**What to do:** Copy the data that follows exactly. Include no pictures.

________________________

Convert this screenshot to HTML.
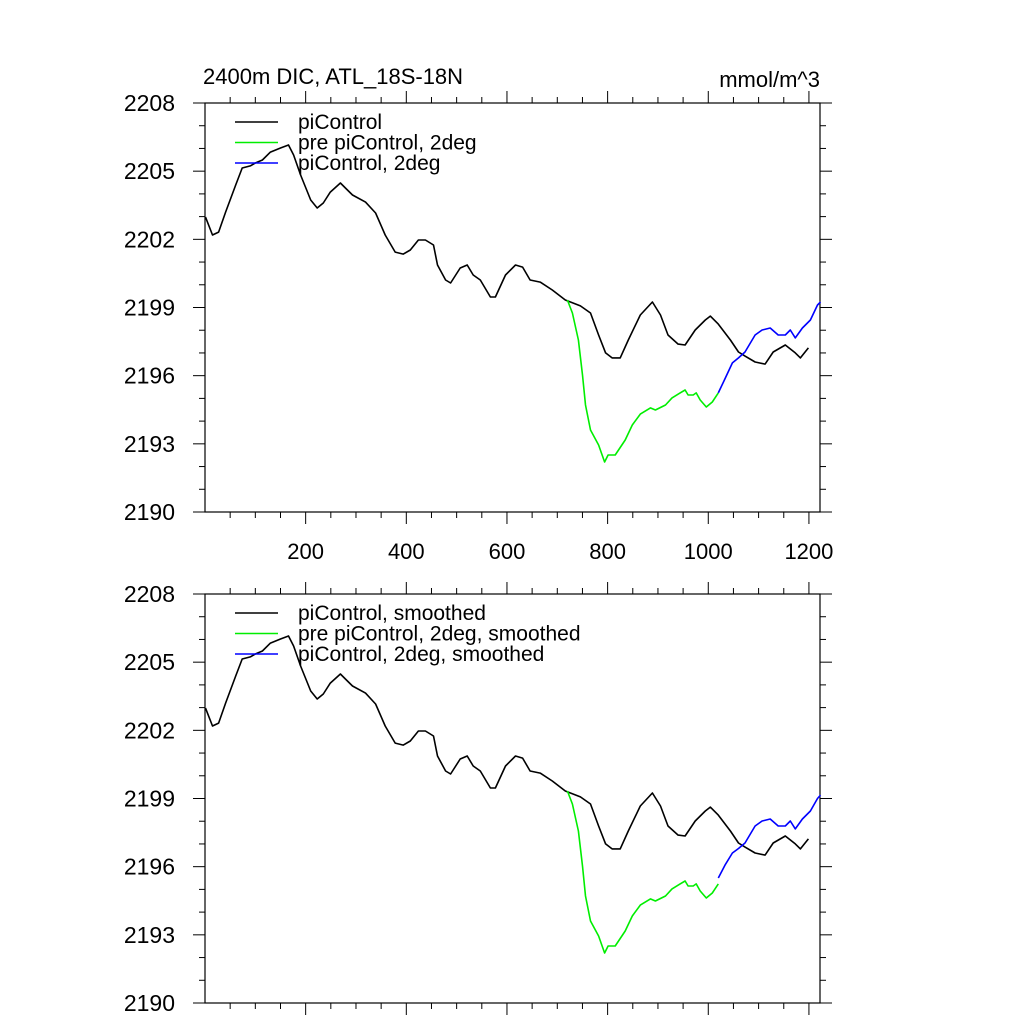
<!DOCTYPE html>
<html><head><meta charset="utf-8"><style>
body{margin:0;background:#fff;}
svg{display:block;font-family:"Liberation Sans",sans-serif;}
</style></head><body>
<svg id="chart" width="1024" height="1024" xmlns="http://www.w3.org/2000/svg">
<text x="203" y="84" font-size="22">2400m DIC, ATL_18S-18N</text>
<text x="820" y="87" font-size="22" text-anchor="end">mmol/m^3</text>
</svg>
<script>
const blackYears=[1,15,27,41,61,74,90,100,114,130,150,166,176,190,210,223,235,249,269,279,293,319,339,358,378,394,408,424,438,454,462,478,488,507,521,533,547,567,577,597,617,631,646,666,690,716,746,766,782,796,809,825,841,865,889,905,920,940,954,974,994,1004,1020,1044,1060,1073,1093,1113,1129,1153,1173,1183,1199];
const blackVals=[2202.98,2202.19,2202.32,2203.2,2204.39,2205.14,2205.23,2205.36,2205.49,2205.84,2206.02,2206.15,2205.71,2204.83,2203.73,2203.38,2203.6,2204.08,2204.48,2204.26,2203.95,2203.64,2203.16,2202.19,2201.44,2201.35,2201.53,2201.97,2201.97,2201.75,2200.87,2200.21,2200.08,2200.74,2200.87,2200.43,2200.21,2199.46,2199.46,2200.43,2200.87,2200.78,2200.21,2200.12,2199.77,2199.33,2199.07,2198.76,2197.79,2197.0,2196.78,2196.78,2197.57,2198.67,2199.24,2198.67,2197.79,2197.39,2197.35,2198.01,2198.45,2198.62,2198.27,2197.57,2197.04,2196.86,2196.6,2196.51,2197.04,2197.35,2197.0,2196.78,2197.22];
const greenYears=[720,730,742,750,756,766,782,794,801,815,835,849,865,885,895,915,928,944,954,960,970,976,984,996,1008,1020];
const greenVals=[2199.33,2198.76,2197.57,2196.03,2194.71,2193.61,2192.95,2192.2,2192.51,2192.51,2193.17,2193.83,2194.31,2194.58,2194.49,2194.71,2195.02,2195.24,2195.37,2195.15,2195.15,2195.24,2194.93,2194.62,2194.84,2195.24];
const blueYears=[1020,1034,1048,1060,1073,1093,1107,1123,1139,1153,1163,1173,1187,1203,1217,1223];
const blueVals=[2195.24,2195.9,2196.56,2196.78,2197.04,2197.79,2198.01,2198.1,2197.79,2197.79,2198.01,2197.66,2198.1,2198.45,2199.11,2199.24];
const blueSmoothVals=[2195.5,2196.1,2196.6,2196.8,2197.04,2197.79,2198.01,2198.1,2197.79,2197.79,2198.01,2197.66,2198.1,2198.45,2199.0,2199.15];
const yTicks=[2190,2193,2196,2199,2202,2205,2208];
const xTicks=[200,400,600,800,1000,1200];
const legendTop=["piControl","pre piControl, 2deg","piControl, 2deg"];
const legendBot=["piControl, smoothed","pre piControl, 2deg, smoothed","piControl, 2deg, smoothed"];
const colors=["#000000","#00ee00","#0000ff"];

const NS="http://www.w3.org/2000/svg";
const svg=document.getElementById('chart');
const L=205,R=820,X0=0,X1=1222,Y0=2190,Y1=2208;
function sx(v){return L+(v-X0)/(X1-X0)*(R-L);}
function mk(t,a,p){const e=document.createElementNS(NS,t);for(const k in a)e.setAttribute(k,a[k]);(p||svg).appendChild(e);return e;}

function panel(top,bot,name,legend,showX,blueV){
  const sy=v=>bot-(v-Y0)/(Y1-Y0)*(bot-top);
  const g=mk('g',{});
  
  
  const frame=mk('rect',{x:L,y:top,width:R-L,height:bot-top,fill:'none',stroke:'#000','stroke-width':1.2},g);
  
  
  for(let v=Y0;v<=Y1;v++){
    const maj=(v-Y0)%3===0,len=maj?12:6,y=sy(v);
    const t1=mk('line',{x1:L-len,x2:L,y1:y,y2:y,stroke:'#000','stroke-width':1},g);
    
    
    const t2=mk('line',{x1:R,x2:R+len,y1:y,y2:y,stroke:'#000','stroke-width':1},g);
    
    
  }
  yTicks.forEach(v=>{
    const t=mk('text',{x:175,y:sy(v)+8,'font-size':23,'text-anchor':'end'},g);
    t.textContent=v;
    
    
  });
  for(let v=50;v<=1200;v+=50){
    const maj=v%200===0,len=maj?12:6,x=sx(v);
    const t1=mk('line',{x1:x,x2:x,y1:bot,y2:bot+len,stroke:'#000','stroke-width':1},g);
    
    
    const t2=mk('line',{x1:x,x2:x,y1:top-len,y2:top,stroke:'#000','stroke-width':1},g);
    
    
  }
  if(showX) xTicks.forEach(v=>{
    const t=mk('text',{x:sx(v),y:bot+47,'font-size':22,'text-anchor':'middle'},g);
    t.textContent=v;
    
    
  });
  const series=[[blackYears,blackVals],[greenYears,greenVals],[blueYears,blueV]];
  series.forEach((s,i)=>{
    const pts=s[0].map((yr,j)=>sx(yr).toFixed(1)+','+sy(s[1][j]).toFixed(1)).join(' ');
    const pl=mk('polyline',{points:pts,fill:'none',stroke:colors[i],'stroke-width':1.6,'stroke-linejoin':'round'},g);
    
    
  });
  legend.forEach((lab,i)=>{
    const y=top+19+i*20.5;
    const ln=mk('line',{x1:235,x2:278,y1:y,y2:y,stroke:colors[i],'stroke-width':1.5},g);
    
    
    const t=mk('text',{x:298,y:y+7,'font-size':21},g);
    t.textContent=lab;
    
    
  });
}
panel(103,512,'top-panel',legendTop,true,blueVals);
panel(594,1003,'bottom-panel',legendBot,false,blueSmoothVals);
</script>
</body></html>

________________________

**The response:**
Convert this screenshot to HTML.
<!DOCTYPE html>
<html><head><meta charset="utf-8"><style>
body{margin:0;background:#fff;}
svg{display:block;font-family:"Liberation Sans",sans-serif;}
</style></head><body>
<svg id="chart" width="1024" height="1024" xmlns="http://www.w3.org/2000/svg">
<text x="203" y="84" font-size="22">2400m DIC, ATL_18S-18N</text>
<text x="820" y="87" font-size="22" text-anchor="end">mmol/m^3</text>
</svg>
<script>
const blackYears=[1,15,27,41,61,74,90,100,114,130,150,166,176,190,210,223,235,249,269,279,293,319,339,358,378,394,408,424,438,454,462,478,488,507,521,533,547,567,577,597,617,631,646,666,690,716,746,766,782,796,809,825,841,865,889,905,920,940,954,974,994,1004,1020,1044,1060,1073,1093,1113,1129,1153,1173,1183,1199];
const blackVals=[2202.98,2202.19,2202.32,2203.2,2204.39,2205.14,2205.23,2205.36,2205.49,2205.84,2206.02,2206.15,2205.71,2204.83,2203.73,2203.38,2203.6,2204.08,2204.48,2204.26,2203.95,2203.64,2203.16,2202.19,2201.44,2201.35,2201.53,2201.97,2201.97,2201.75,2200.87,2200.21,2200.08,2200.74,2200.87,2200.43,2200.21,2199.46,2199.46,2200.43,2200.87,2200.78,2200.21,2200.12,2199.77,2199.33,2199.07,2198.76,2197.79,2197.0,2196.78,2196.78,2197.57,2198.67,2199.24,2198.67,2197.79,2197.39,2197.35,2198.01,2198.45,2198.62,2198.27,2197.57,2197.04,2196.86,2196.6,2196.51,2197.04,2197.35,2197.0,2196.78,2197.22];
const greenYears=[720,730,742,750,756,766,782,794,801,815,835,849,865,885,895,915,928,944,954,960,970,976,984,996,1008,1020];
const greenVals=[2199.33,2198.76,2197.57,2196.03,2194.71,2193.61,2192.95,2192.2,2192.51,2192.51,2193.17,2193.83,2194.31,2194.58,2194.49,2194.71,2195.02,2195.24,2195.37,2195.15,2195.15,2195.24,2194.93,2194.62,2194.84,2195.24];
const blueYears=[1020,1034,1048,1060,1073,1093,1107,1123,1139,1153,1163,1173,1187,1203,1217,1223];
const blueVals=[2195.24,2195.9,2196.56,2196.78,2197.04,2197.79,2198.01,2198.1,2197.79,2197.79,2198.01,2197.66,2198.1,2198.45,2199.11,2199.24];
const blueSmoothVals=[2195.5,2196.1,2196.6,2196.8,2197.04,2197.79,2198.01,2198.1,2197.79,2197.79,2198.01,2197.66,2198.1,2198.45,2199.0,2199.15];
const yTicks=[2190,2193,2196,2199,2202,2205,2208];
const xTicks=[200,400,600,800,1000,1200];
const legendTop=["piControl","pre piControl, 2deg","piControl, 2deg"];
const legendBot=["piControl, smoothed","pre piControl, 2deg, smoothed","piControl, 2deg, smoothed"];
const colors=["#000000","#00ee00","#0000ff"];

const NS="http://www.w3.org/2000/svg";
const svg=document.getElementById('chart');
const L=205,R=820,X0=0,X1=1222,Y0=2190,Y1=2208;
function sx(v){return L+(v-X0)/(X1-X0)*(R-L);}
function mk(t,a,p){const e=document.createElementNS(NS,t);for(const k in a)e.setAttribute(k,a[k]);(p||svg).appendChild(e);return e;}

function panel(top,bot,name,legend,showX,blueV){
  const sy=v=>bot-(v-Y0)/(Y1-Y0)*(bot-top);
  const g=mk('g',{});
  
  
  const frame=mk('rect',{x:L,y:top,width:R-L,height:bot-top,fill:'none',stroke:'#000','stroke-width':1.2},g);
  
  
  for(let v=Y0;v<=Y1;v++){
    const maj=(v-Y0)%3===0,len=maj?12:6,y=sy(v);
    const t1=mk('line',{x1:L-len,x2:L,y1:y,y2:y,stroke:'#000','stroke-width':1},g);
    
    
    const t2=mk('line',{x1:R,x2:R+len,y1:y,y2:y,stroke:'#000','stroke-width':1},g);
    
    
  }
  yTicks.forEach(v=>{
    const t=mk('text',{x:175,y:sy(v)+8,'font-size':23,'text-anchor':'end'},g);
    t.textContent=v;
    
    
  });
  for(let v=50;v<=1200;v+=50){
    const maj=v%200===0,len=maj?12:6,x=sx(v);
    const t1=mk('line',{x1:x,x2:x,y1:bot,y2:bot+len,stroke:'#000','stroke-width':1},g);
    
    
    const t2=mk('line',{x1:x,x2:x,y1:top-len,y2:top,stroke:'#000','stroke-width':1},g);
    
    
  }
  if(showX) xTicks.forEach(v=>{
    const t=mk('text',{x:sx(v),y:bot+47,'font-size':22,'text-anchor':'middle'},g);
    t.textContent=v;
    
    
  });
  const series=[[blackYears,blackVals],[greenYears,greenVals],[blueYears,blueV]];
  series.forEach((s,i)=>{
    const pts=s[0].map((yr,j)=>sx(yr).toFixed(1)+','+sy(s[1][j]).toFixed(1)).join(' ');
    const pl=mk('polyline',{points:pts,fill:'none',stroke:colors[i],'stroke-width':1.6,'stroke-linejoin':'round'},g);
    
    
  });
  legend.forEach((lab,i)=>{
    const y=top+19+i*20.5;
    const ln=mk('line',{x1:235,x2:278,y1:y,y2:y,stroke:colors[i],'stroke-width':1.5},g);
    
    
    const t=mk('text',{x:298,y:y+7,'font-size':21},g);
    t.textContent=lab;
    
    
  });
}
panel(103,512,'top-panel',legendTop,true,blueVals);
panel(594,1003,'bottom-panel',legendBot,false,blueSmoothVals);
</script>
</body></html>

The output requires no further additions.